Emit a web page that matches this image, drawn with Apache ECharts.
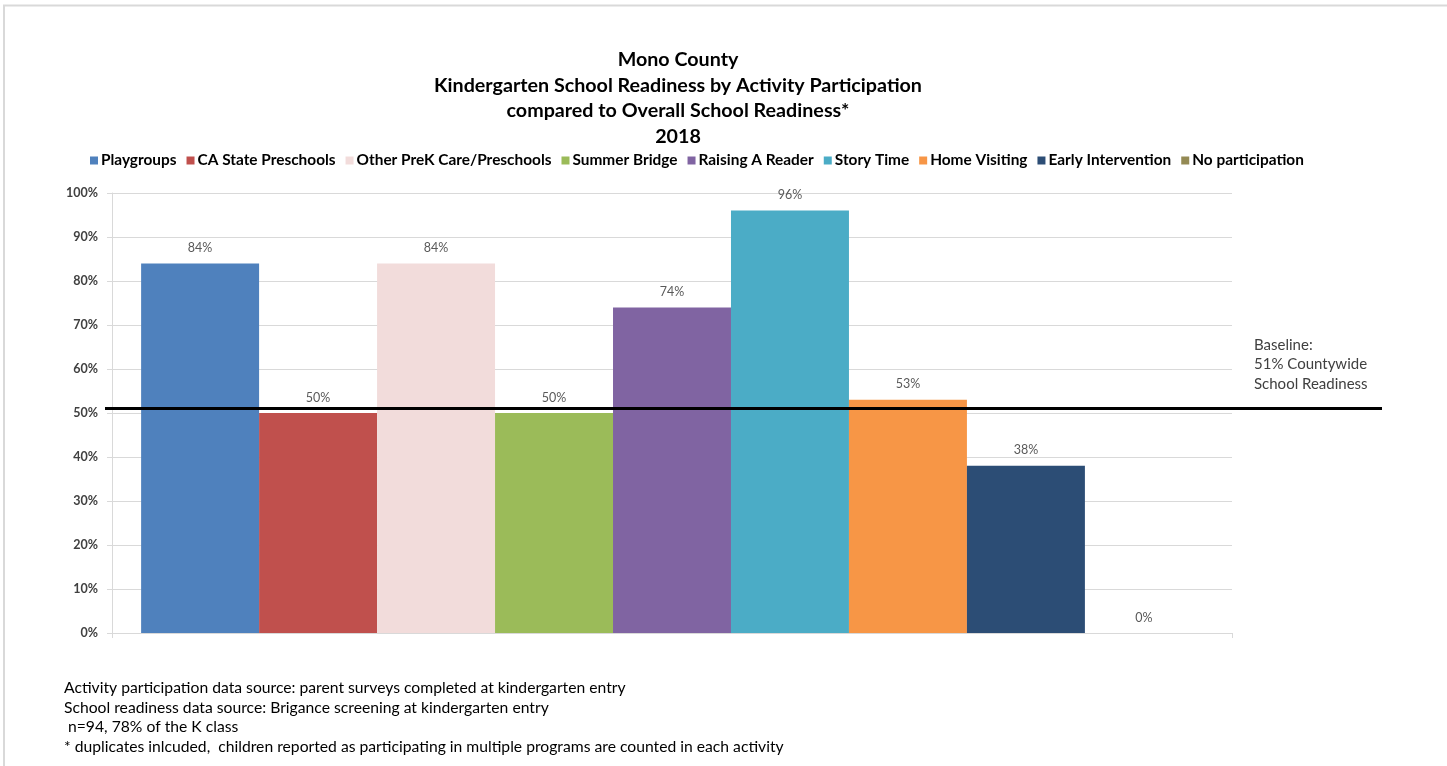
--
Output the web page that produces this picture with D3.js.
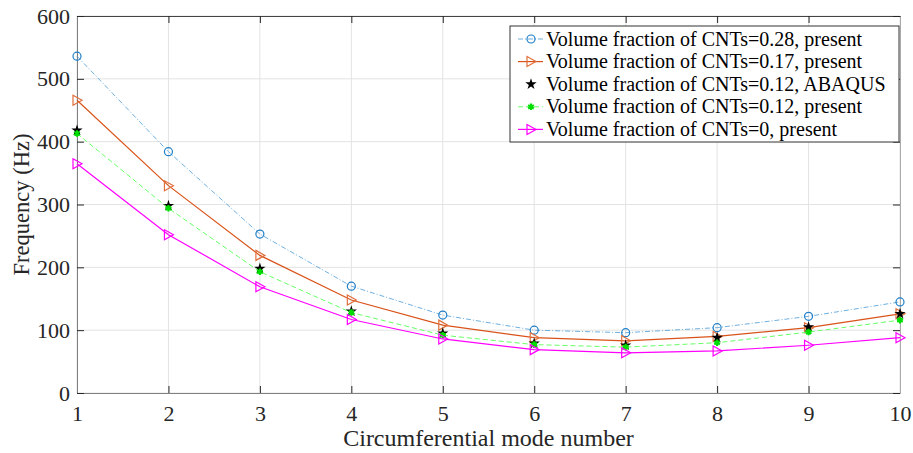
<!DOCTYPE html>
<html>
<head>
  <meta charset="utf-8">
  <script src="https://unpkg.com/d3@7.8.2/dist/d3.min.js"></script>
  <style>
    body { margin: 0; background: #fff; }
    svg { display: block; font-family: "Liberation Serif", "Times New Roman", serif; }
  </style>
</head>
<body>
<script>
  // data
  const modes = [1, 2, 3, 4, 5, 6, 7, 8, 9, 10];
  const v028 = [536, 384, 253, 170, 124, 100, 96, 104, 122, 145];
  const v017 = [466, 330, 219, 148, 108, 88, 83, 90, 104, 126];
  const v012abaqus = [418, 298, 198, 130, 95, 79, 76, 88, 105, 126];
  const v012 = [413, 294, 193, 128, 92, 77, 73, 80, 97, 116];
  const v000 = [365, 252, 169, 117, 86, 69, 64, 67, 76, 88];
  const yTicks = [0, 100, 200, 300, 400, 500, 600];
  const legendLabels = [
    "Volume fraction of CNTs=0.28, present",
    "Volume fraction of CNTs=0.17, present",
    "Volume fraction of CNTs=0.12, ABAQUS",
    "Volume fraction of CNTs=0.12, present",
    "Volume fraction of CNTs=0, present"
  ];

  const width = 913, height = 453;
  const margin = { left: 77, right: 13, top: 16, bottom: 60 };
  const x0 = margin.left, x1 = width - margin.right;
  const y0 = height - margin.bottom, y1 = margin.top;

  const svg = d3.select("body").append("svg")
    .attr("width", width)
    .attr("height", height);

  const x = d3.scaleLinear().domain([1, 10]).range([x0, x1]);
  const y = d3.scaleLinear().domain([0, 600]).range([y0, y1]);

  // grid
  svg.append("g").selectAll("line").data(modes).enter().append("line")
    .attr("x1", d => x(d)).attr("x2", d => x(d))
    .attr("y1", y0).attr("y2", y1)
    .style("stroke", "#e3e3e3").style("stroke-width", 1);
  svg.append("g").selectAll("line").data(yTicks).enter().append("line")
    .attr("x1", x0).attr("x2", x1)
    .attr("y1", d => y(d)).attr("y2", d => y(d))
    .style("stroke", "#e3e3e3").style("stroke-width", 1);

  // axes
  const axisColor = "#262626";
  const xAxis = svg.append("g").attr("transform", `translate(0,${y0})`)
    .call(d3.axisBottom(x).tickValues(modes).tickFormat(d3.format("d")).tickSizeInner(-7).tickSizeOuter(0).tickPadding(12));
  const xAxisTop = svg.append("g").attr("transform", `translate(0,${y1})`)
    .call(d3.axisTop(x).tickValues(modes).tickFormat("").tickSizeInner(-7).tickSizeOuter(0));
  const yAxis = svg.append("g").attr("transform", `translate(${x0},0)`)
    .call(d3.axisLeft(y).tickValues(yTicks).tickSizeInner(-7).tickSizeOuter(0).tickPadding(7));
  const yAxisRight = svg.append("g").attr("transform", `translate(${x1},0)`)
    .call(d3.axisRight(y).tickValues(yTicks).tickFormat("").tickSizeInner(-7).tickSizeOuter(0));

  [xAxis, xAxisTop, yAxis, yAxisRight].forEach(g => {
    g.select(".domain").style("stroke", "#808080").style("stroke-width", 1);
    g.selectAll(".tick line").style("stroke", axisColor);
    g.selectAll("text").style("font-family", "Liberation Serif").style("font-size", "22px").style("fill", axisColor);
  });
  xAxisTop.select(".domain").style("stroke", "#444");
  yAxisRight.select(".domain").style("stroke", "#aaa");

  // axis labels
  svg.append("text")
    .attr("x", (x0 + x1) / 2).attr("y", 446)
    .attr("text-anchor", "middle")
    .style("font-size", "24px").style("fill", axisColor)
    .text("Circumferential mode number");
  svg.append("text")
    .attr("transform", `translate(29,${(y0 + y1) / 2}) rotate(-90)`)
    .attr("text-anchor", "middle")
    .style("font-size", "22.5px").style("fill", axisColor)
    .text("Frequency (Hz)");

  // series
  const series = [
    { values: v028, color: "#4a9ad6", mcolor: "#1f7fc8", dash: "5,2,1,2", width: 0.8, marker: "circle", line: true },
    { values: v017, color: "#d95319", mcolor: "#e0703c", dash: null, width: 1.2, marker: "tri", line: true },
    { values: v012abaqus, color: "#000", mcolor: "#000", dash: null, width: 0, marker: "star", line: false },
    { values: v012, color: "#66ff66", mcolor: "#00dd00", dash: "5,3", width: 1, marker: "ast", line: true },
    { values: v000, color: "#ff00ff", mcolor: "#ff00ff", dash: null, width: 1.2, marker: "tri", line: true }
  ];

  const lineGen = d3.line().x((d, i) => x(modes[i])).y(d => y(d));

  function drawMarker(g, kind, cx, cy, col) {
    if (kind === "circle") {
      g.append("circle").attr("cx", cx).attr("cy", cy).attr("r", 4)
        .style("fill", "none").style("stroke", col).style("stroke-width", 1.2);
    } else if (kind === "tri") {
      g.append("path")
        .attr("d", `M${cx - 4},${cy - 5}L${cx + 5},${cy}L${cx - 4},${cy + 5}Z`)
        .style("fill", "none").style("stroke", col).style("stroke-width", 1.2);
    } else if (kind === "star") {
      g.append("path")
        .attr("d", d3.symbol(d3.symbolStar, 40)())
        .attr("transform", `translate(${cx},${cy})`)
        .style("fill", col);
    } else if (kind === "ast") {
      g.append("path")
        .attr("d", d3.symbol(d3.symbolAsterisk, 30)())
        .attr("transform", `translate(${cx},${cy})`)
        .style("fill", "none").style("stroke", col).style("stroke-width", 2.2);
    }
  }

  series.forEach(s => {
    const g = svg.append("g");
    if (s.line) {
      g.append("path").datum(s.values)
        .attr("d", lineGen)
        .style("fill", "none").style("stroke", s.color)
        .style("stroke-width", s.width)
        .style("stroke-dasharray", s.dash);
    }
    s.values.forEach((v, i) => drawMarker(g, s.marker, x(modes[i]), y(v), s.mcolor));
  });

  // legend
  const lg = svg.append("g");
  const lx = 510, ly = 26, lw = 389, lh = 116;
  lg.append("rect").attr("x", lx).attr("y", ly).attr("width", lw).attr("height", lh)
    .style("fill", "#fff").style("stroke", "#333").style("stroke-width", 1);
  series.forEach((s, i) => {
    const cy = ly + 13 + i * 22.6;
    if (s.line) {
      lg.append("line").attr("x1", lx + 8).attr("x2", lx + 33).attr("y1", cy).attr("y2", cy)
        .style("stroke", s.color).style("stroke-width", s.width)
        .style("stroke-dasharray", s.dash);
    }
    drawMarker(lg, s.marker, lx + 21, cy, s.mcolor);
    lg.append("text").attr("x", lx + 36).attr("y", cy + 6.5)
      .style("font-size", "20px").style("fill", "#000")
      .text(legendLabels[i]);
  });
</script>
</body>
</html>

PROBLEM REQUIREMENTS:
Of the lines in the listing, how many hold the word "this"? Nothing but the number is needed.

REPLY:
2